Soruna sebep olanların çözüme de ortak olmaları gerektiğini vurgulayan Yıldırım, “Savaş, şiddet ve terörün yanı sıra insanları göç etmeye zorlayan bir önemli sebep de dünyada dengesiz gelir dağılımı, yoksulluk, açlıktır. Bugün 700 milyonu aşkın insan yetersiz beslenme, açlık ile karşı karşıyadır. Diğer taraftan 20 milyona yakın insan açlık nedeniyle hayatını kaybetmektedir. 760 milyonu aşkın insan aşırı beslenme sorunu çekmektedir” diye konuştu.
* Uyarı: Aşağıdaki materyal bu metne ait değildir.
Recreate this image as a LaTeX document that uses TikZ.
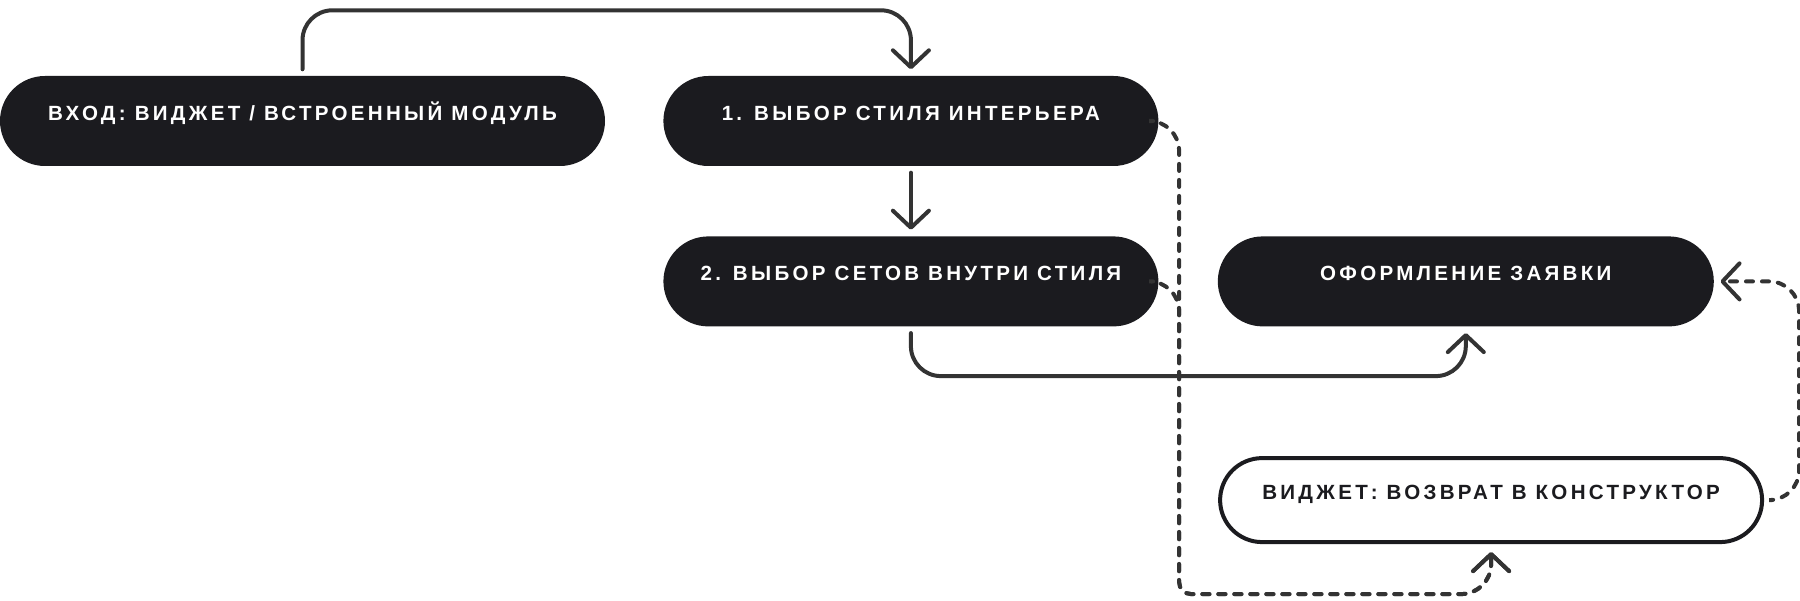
\documentclass[tikz,border=0pt]{standalone}
\usepackage{fontspec}
\newfontfamily\lblfont{Liberation Sans}[LetterSpace=16]
\usetikzlibrary{arrows.meta,positioning,calc}
\definecolor{nodeblack}{HTML}{1B1B1F}
\definecolor{linegrey}{HTML}{333333}
\newcommand{\lbl}{\lblfont\bfseries\fontsize{5.85pt}{7pt}\selectfont}

\begin{document}
\begin{tikzpicture}[
    blk/.style={fill=nodeblack, draw=none, rounded corners=0.45cm, inner sep=0pt,
                minimum height=0.9cm, text=white, font=\lbl,
                text height=0.16cm, text depth=0.17cm},
    wbox/.style={draw=nodeblack, line width=0.04cm, fill=white, rounded corners=0.42cm,
                 inner sep=0pt, minimum height=0.84cm, text=nodeblack, font=\lbl,
                 text height=0.16cm, text depth=0.17cm},
    flow/.style={-{Straight Barb[length=1.7mm,width=3.6mm,round]}, line width=0.04cm,
                 draw=linegrey, line cap=round, rounded corners=0.3cm,
                 shorten >=0.06cm, shorten <=0.06cm},
    dflow/.style={flow, dash pattern=on 0.07cm off 0.09cm}]
\useasboundingbox (0,0) rectangle (18,-6.01);
\node[blk, minimum width=6.05cm] (in) at (3.025,-1.21) {ВХОД: ВИДЖЕТ / ВСТРОЕННЫЙ МОДУЛЬ};
\node[blk, minimum width=4.95cm, right=0.57cm of in] (s1) {1. ВЫБОР СТИЛЯ ИНТЕРЬЕРА};
\node[blk, minimum width=4.95cm, below=0.69cm of s1] (s2) {2. ВЫБОР СЕТОВ ВНУТРИ СТИЛЯ};
\node[blk, minimum width=4.96cm, right=0.58cm of s2] (ord) {ОФОРМЛЕНИЕ ЗАЯВКИ};
\node[wbox, minimum width=5.42cm, below right=1.29cm and 0.01cm of ord.south west] (wg) {ВИДЖЕТ: ВОЗВРАТ В КОНСТРУКТОР};
\coordinate (wgb) at ([yshift=-0.5cm]wg.south);
\coordinate (dv1) at ([xshift=0.2cm]s1.east);
\coordinate (dv2) at ([xshift=0.2cm]s2.east);
\coordinate (dbl) at (dv1 |- wgb);
% main route
\draw[flow] (in.north) -- ++(0,0.65) -| (s1.north);
\draw[flow] (s1) -- (s2);
\draw[flow] (s2.south) -- ++(0,-0.49) -| (ord.south);
% widget return
\draw[dflow, shorten >=0.08cm] (s1.east) -- (dv1) [rounded corners=0.12cm] -- (dbl)
    [rounded corners=0.3cm] -- (wgb) -- (wg.south);
\draw[dflow, shorten >=0.08cm] (s2.east) -- (dv2) [rounded corners=0.12cm] -- (dbl)
    [rounded corners=0.3cm] -- (wgb) -- (wg.south);
\draw[dflow, shorten <=0.08cm] (wg.east) -- ++(0.35,0) |- (ord.east);
\end{tikzpicture}
\end{document}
Yıldırım, insani ve vicdani değerlere sahip çıkılması gerektiğine işaret ederek, “Ülkelere akıl vermek kolaydır. ‘Gelin meseleleri birlikte çözelim’ dediğimizde bu kez tribünlere çekiliyor. Türkiye bugün 3.6 milyon birçoğu Suriyeli mülteciye, göçmene ev sahipliği yapmaktadır. İnsani ve vicdani bir sorun olduğunu biliyoruz” ifadelerini kullandı. Yıldırım, şöyle konuştu:
“Dostlarımızın sırtımızı sıvazlamaları iyi bir şey ama yeterli değildir. Yüke onlar da el atmaları gerekir. Sadece takdir etmek, teşekkür etmek yetmez, sorumluluğa ortak olmaları gerekir. İster bu noktada katkı sağlasınlar ister sağlamasınlar Türkiye tarihinden gelen inançlarının gereğini yapacak. “
Birleşmiş Milletler Mukim Koordinatörü Irina Vojackova-Sollorano ise şöyle konuştu:
“İnsan Hakları Evrensel Beyannamesi diktatörlere, savaşlara, silahların yayılmasına yönelik olarak çıkarıldı. İnsan Hakları Evrensel Beyannamesi bütün insanlara yönelik olarak çıkarıldı. Dünyanın her yerinden insanlar tarafından oluşturuldu. “
TBMM İnsan Hakları İnceleme Komisyonu Başkanı ve AK Parti Bursa Milletvekili Hakan Çavuşoğlu, İnsan Hakları Evrensel Beyannamesi’nde yer alan kişisel, sivil, siyasi hakların insanlığın ortak birikiminin yansıması olarak kabil gördüğünü belirterek, “Günümüzde de savaşta terör, iç çatışmalar, ayrımcılık, yabancı düşmanlığı, İslam karşıtlığı, insan hakları ihlallerini dünya ölçeğinde yaygınlaştıran durumlar olarak ortaya çıkmaktadır. Birleşmiş milletler verilerine göre 300 milyona yakın göçmen, yani dünya nüfusunun yüzde 3’ü kendi doğduğu ülkenin dışında yaşamaktadır. Göç hareketleri iyi yönetilebildiği takdirde ekonomik, kültürel ve sosyal katma değerler oluşturabilmektedir” diye konuştu.
Etkinlikte mültecilerden oluşan koro şarkı söyledi.